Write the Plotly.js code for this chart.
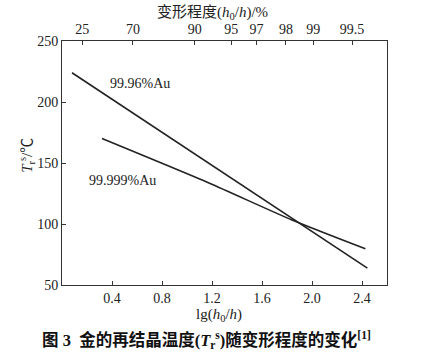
<!DOCTYPE html>
<html>
<head>
<meta charset="utf-8">
<script src="https://cdn.plot.ly/plotly-3.0.1.min.js"></script>
<style>html,body{margin:0;padding:0;background:#fff;}#chart{width:432px;height:359px;}</style>
</head>
<body>
<div id="chart"></div>
<script>
// Data
const lgX_9996 = [0.08, 2.443];
const temp_9996 = [224, 63.8];
const lgX_99999 = [0.32, 1.18, 1.84, 2.427];
const temp_99999 = [170, 133.4, 103.3, 79.7];
const seriesNames = ['99.96%Au', '99.999%Au'];
const labelX = [0.62, 0.48];
const labelY = [215.5, 136];
const topTickText = ['25', '70', '90', '95', '97', '98', '99', '99.5'];
const topTickPos = [0.161, 0.567, 1.062, 1.354, 1.555, 1.791, 2.010, 2.320];
const bottomTicks = [0.4, 0.8, 1.2, 1.6, 2.0, 2.4];
const yTicks = [50, 100, 150, 200, 250];

const serif = "'Liberation Serif', 'Times New Roman', 'Noto Sans CJK SC', serif";
const lineColor = '#222';

const traces = [
  {x: lgX_9996, y: temp_9996, mode: 'lines', name: seriesNames[0],
   line: {color: lineColor, width: 1.6}, xaxis: 'x', yaxis: 'y', hoverinfo: 'skip'},
  {x: lgX_99999, y: temp_99999, mode: 'lines', name: seriesNames[1],
   line: {color: lineColor, width: 1.6, shape: 'spline', smoothing: 0.6}, xaxis: 'x', yaxis: 'y', hoverinfo: 'skip'},
  {x: [topTickPos[0]], y: [yTicks[0]], mode: 'markers', marker: {opacity: 0}, xaxis: 'x2', yaxis: 'y', hoverinfo: 'skip', showlegend: false}
];

const axisCommon = {
  showgrid: false, zeroline: false, showline: true, linecolor: '#333', linewidth: 1,
  ticks: 'inside', ticklen: 4, tickcolor: '#333', tickwidth: 1,
  tickfont: {family: serif, size: 14, color: '#222'}
};

const txt = (text, x, y, size, extra) => Object.assign({
  x: x, y: y, xref: 'paper', yref: 'paper', xanchor: 'center', yanchor: 'middle',
  text: text, showarrow: false, font: {family: serif, size: size, color: '#222'}
}, extra || {});

const layout = {
  width: 432, height: 359,
  margin: {l: 62, r: 45, t: 41, b: 74},
  paper_bgcolor: '#fff', plot_bgcolor: '#fff',
  showlegend: false,
  font: {family: serif, color: '#222'},
  xaxis: Object.assign({}, axisCommon, {
    range: [0, 2.6], tickvals: bottomTicks, ticktext: bottomTicks.map(v => v.toFixed(1)),
    mirror: true
  }),
  xaxis2: Object.assign({}, axisCommon, {
    range: [0, 2.6], overlaying: 'x', side: 'top', anchor: 'y',
    tickvals: topTickPos, ticktext: topTickText
  }),
  yaxis: Object.assign({}, axisCommon, {
    range: [50, 250], tickvals: yTicks, mirror: true
  }),
  annotations: [
    {x: labelX[0], y: labelY[0], xref: 'x', yref: 'y', text: seriesNames[0], showarrow: false,
     font: {family: serif, size: 14, color: '#222'}},
    {x: labelX[1], y: labelY[1], xref: 'x', yref: 'y', text: seriesNames[1], showarrow: false,
     font: {family: serif, size: 14, color: '#222'}},
    txt('lg(<i>h</i><sub>0</sub>/<i>h</i>)', 0.483, -0.121, 15),
    txt('变形程度(<i>h</i><sub>0</sub>/<i>h</i>)/%', 0.462, 1.114, 15),
    txt('<i>T</i><sub>r</sub><sup>s</sup>/℃', -0.108, 0.533, 15, {textangle: -90}),
    txt('<b>图 3  金的再结晶温度(<i>T</i><sub>r</sub><sup>s</sup>)随变形程度的变化<sup>[1]</sup></b>',
        0.446, -0.224, 16.5, {font: {family: serif, size: 16.5, color: '#111'}})
  ]
};

Plotly.newPlot('chart', traces, layout, {displayModeBar: false, staticPlot: true});
</script>
</body>
</html>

+ + + +

Restate only the lines running from the start of the material above through the line containing "const yTicks = [50, 100, 150, 200, 250];", ends included. No pictures.

* SOLVED PROBLEM:
Write the Plotly.js code for this chart.
<!DOCTYPE html>
<html>
<head>
<meta charset="utf-8">
<script src="https://cdn.plot.ly/plotly-3.0.1.min.js"></script>
<style>html,body{margin:0;padding:0;background:#fff;}#chart{width:432px;height:359px;}</style>
</head>
<body>
<div id="chart"></div>
<script>
// Data
const lgX_9996 = [0.08, 2.443];
const temp_9996 = [224, 63.8];
const lgX_99999 = [0.32, 1.18, 1.84, 2.427];
const temp_99999 = [170, 133.4, 103.3, 79.7];
const seriesNames = ['99.96%Au', '99.999%Au'];
const labelX = [0.62, 0.48];
const labelY = [215.5, 136];
const topTickText = ['25', '70', '90', '95', '97', '98', '99', '99.5'];
const topTickPos = [0.161, 0.567, 1.062, 1.354, 1.555, 1.791, 2.010, 2.320];
const bottomTicks = [0.4, 0.8, 1.2, 1.6, 2.0, 2.4];
const yTicks = [50, 100, 150, 200, 250];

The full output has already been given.